As the annus horribilis concludes for the terminally
ill, but refused (by the ECB & EU & the respective Governments) death,
Euro area banks, the key note of that Mahlerian (the 5th
symphony-styled) Trauermarsch is the LTRO allocation of cheap 3 year €489
billion worth of ECB credit (at 1%) to the European banks. And, thus, the theme
for 2012, the second movement in the opus magnum of the Euro destruction, is
the looming recapitalization deadline for the said zombies – the end of June.
Alas, the hope that seems to sweep the markets to
boost, albeit moderately, Euro area banks valuations – the hope that having the
mother of all carry trades can help these banks recover their margins just in
time to use ‘organic’ recapitalization path through mid 2012 – is seemingly out
of reach.
Firstly, I put ‘organic’ in the inverted commas, since
the margins rebuilding on the back of ECB-created artificial liquidity boost is
about as organic as performing a puppet show with a corpse is ‘live-like’.

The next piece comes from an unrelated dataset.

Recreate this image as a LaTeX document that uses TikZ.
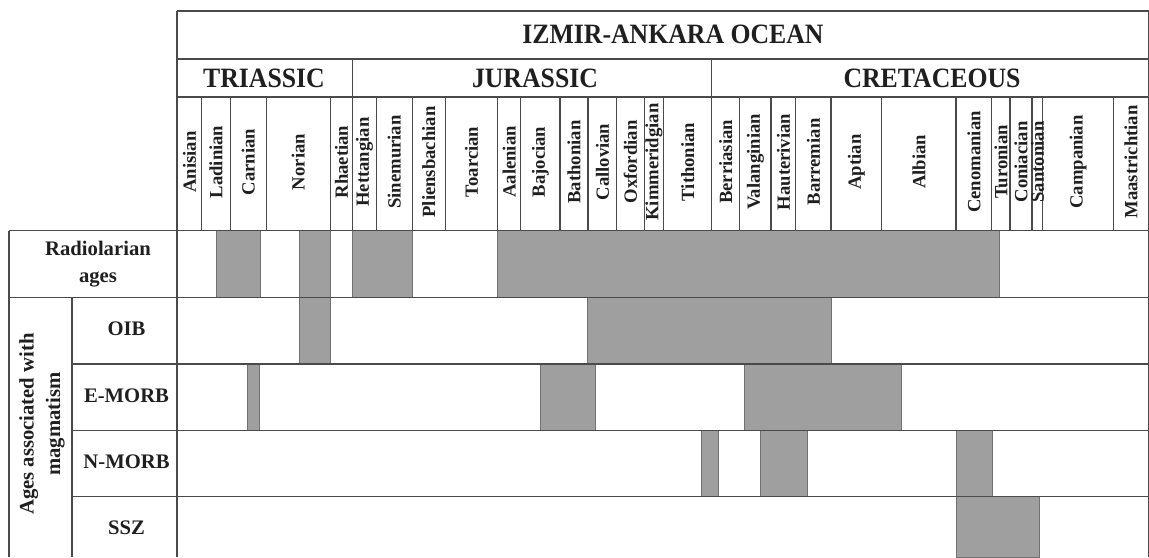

Secondly, the carry trade I am talking about - for
those readers of this blog who are unfamiliar with finance – is the artificial
exercise of taking cheap loans in one country/currency and carrying funds into
purchase of assets in another country/currency. Of course, with nothing but
loss making (or near-loss making) assets in the markets of the Euro zone, any
banks who borrowed funds in the LTRO will be either buying Government paper
(yielding on average, say, 3.0 percent margin on borrowings gives Euro area
banks pre-tax uplift of just €7.3 billion in 6 months time (and no, there are
no capital gains realizable, since buying today and selling into mid-2012 will
leave this paper, at best, capital gains neutral). Thus, to make even a dent in
the capital demand, the banks will be needing assets yielding more than double
the junkier Euro area sovereign yields, which means carry trade, and all
associated currency and asset risks.
Of course, Euro area banks can try to magnify their
returns via ECB-offered leveraged carry trades. But unless ECB offers more LTRO-styled longer term operations, doing so at 3mo or even 11mo liquidity supply windows would be simply mad.
So, having borrowed through LTRO, Euro area banks will purchase Government
bonds which then can be used as a collateral for further ECB borrowing. So let
us assume that the banks will be buying liquid debt, e.g. Spanish or Italian.
The margin earned by banks is ca 2.6-3.5% per annum after they cover the cost
of LTRO borrowing. Note, this carry trade will turn loss-making for the bank if
the sovereign bonds yields fall below 1% cost of ECB LTRO funds. In my view,
this is highly unlikely.
So the whole operation can provide some €14.6 billion
annually to the banks in terms of profits earned. And this is pretty much the
unleveraged maximum. Nice one, but through June 2012 hardly enough to support
banks recaps. Even if EBA deadline is shifted to December 2012, profits from
LTRO are nowhere near the required funds to cover recapitalizations. Recall
that under 9% Core Tier 1 scenario, euro area banks require something to the
tune of €119 billion in fresh capital.
The downside
from this conclusion is that the Euro area banks will require, post LTRO either
a warrant to die (the preferred option, assuming the death warrant involves
orderly shutdown of the insolvent banks) or a public bailout of immense
proportion. Given the EU hit some serious trouble coming up with €200 billion
for loans to IMF, good luck with that latter option.